Demand studies can be classified into two broad categories. One group of studies is concerned with finding a model for explaining the relationship among the quantity concerned of a single commodity, its price and price of its related commodities, and income. Such a demand model is considered in some of those studies as a part of a system of demand functions, and tests of theoretical properties such as homogenity of degree zero in price and income are conducted. Another group of demand studies is concerned with the problem of allocating total expenditure to an exhaustive set of different commodities. These studies, which usually assume that the problem of deciding how much to consume at any given point of time has been solved, concentrate on the problem of allocation. In this thesis we shall be concerned not with a demand for a single commodity, but with demand systems designed to explain the allocation problem of a rational consumer.
This thesis considers three demand systems: the Linear Expenditure System proposed by Stane (1954) & Powell (1966), the Rotterdam Differential Demand Model developed by Barten (1976) & Theil (1980), the Indirect Addilog Model established by Jorgenson & Lau (1975).
The aim of this thesis is to provide a comparison of these model of both their theoretical properties and their empirical usefulness on the basis of the same set of data.
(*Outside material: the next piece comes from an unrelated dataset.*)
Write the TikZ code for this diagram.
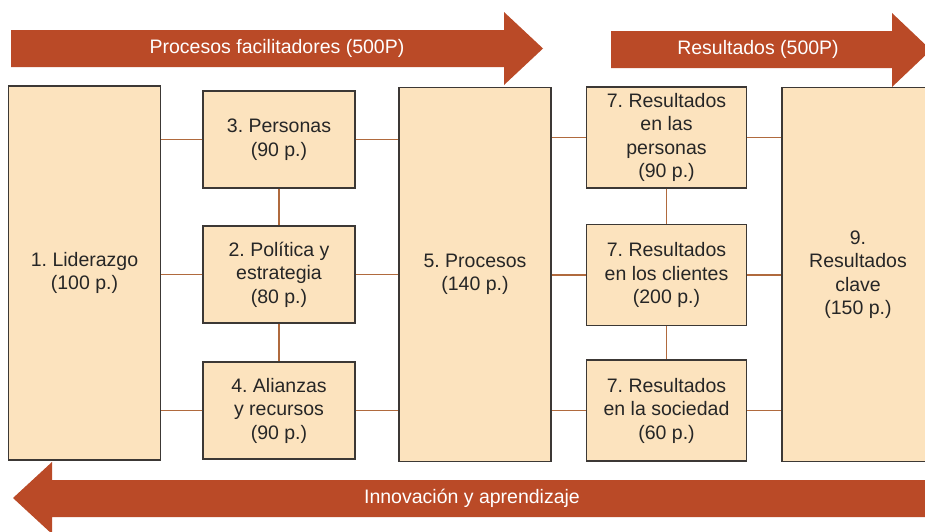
\documentclass[tikz,border=0pt]{standalone}
\usepackage{fontspec}
\setmainfont{Liberation Sans}
\usetikzlibrary{positioning}
\definecolor{flecha}{HTML}{BA4A27}
\definecolor{fondocaja}{HTML}{FCE3BE}
\definecolor{borde}{HTML}{3C3835}
\definecolor{enlace}{HTML}{B06A3E}
\tikzset{>=stealth}
\frenchspacing

\begin{document}
\begin{tikzpicture}[x=1pt,y=-1pt,
    caja/.style={draw=borde, line width=1.4pt, fill=fondocaja, align=center, inner sep=2pt,
      text=black!85, font=\fontsize{19.5}{23.5}\selectfont},
    grande/.style={caja, minimum width=152pt, minimum height=374pt},
    chica/.style={caja, minimum width=152pt, minimum height=97pt},
    resul/.style={caja, minimum width=160pt, minimum height=101pt},
    rotulo/.style={text=white, font=\fontsize{19.5}{23.5}\selectfont},
    linea/.style={draw=enlace, line width=1.3pt}]
  \path[use as bounding box, clip] (0,0) rectangle (925,531);

  \fill[flecha] (11,30) -- (504,30) -- (504,12) -- (543,48.5) -- (504,85) -- (504,67) -- (11,67) -- cycle;
  \node[rotulo] (fac) at (277,48.5) {Procesos facilitadores (500P)};
  \fill[flecha] (611,31) -- (892,31) -- (892,13) -- (931,50) -- (892,87) -- (892,68) -- (611,68) -- cycle;
  \node[rotulo] (res) at (758,49.5) {Resultados (500P)};
  \fill[flecha] (940,480) -- (52,480) -- (52,462) -- (13,498) -- (52,534) -- (52,517) -- (940,517) -- cycle;
  \node[rotulo] (inn) at (472,498.5) {Innovación y aprendizaje};

  \node[grande] (lid) at (84.5,273) {1. Liderazgo\\(100 p.)};
  \node[chica] (per) at (279,139.5) {3. Personas\\(90 p.)};
  \node[chica] (pol) at (279,274.5) {2. Política y\\estrategia\\(80 p.)};
  \node[chica] (ali) at (279,410.5) {4. Alianzas\\y recursos\\(90 p.)};
  \node[grande] (pro) at (475,274.5) {5. Procesos\\(140 p.)};
  \node[resul] (rpe) at (666.5,137.5) {7. Resultados\\en las\\personas\\(90 p.)};
  \node[resul] (rcl) at (666.5,275) {7. Resultados\\en los clientes\\(200 p.)};
  \node[resul] (rso) at (666.5,410.5) {7. Resultados\\en la sociedad\\(60 p.)};
  \node[grande] (rcv) at (858,274.5) {9.\\Resultados\\clave\\(150 p.)};

  \draw[linea] (per.west) -- (per.west -| lid.east);
  \draw[linea] (pol.west) -- (pol.west -| lid.east);
  \draw[linea] (ali.west) -- (ali.west -| lid.east);
  \draw[linea] (per.east) -- (per.east -| pro.west);
  \draw[linea] (pol.east) -- (pol.east -| pro.west);
  \draw[linea] (ali.east) -- (ali.east -| pro.west);
  \draw[linea] (rpe.west) -- (rpe.west -| pro.east);
  \draw[linea] (rcl.west) -- (rcl.west -| pro.east);
  \draw[linea] (rso.west) -- (rso.west -| pro.east);
  \draw[linea] (rpe.east) -- (rpe.east -| rcv.west);
  \draw[linea] (rcl.east) -- (rcl.east -| rcv.west);
  \draw[linea] (rso.east) -- (rso.east -| rcv.west);
  \draw[linea] (per.south) -- (pol.north);
  \draw[linea] (pol.south) -- (ali.north);
  \draw[linea] (rpe.south) -- (rcl.north);
  \draw[linea] (rcl.south) -- (rso.north);
\end{tikzpicture}
\end{document}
Furthermore the results can be used as basic data for prediction of changes in consumption structure.
The data used for these estimation of all these models are prices, quantities, and total consumption indicated in the National Income Account compiled by the Bank of Korea for the period 1962 to 1982, and consumption expenditure per household by consumption expenditure group of all households in cities shown in the Annual Report on Family Income and Expenditure Survey conducted by the Economic Planning Board for the Period 1970 to 1982.
The results of the estimation indicate that the characteristics of consumer behaviour can be better explained by the data in the Annual Report on Family Income and Expenditure than by those in the National Income Account and that the Rotterdam Model is serperior to the Linear Expenditure System or the Indirect Addilog Model.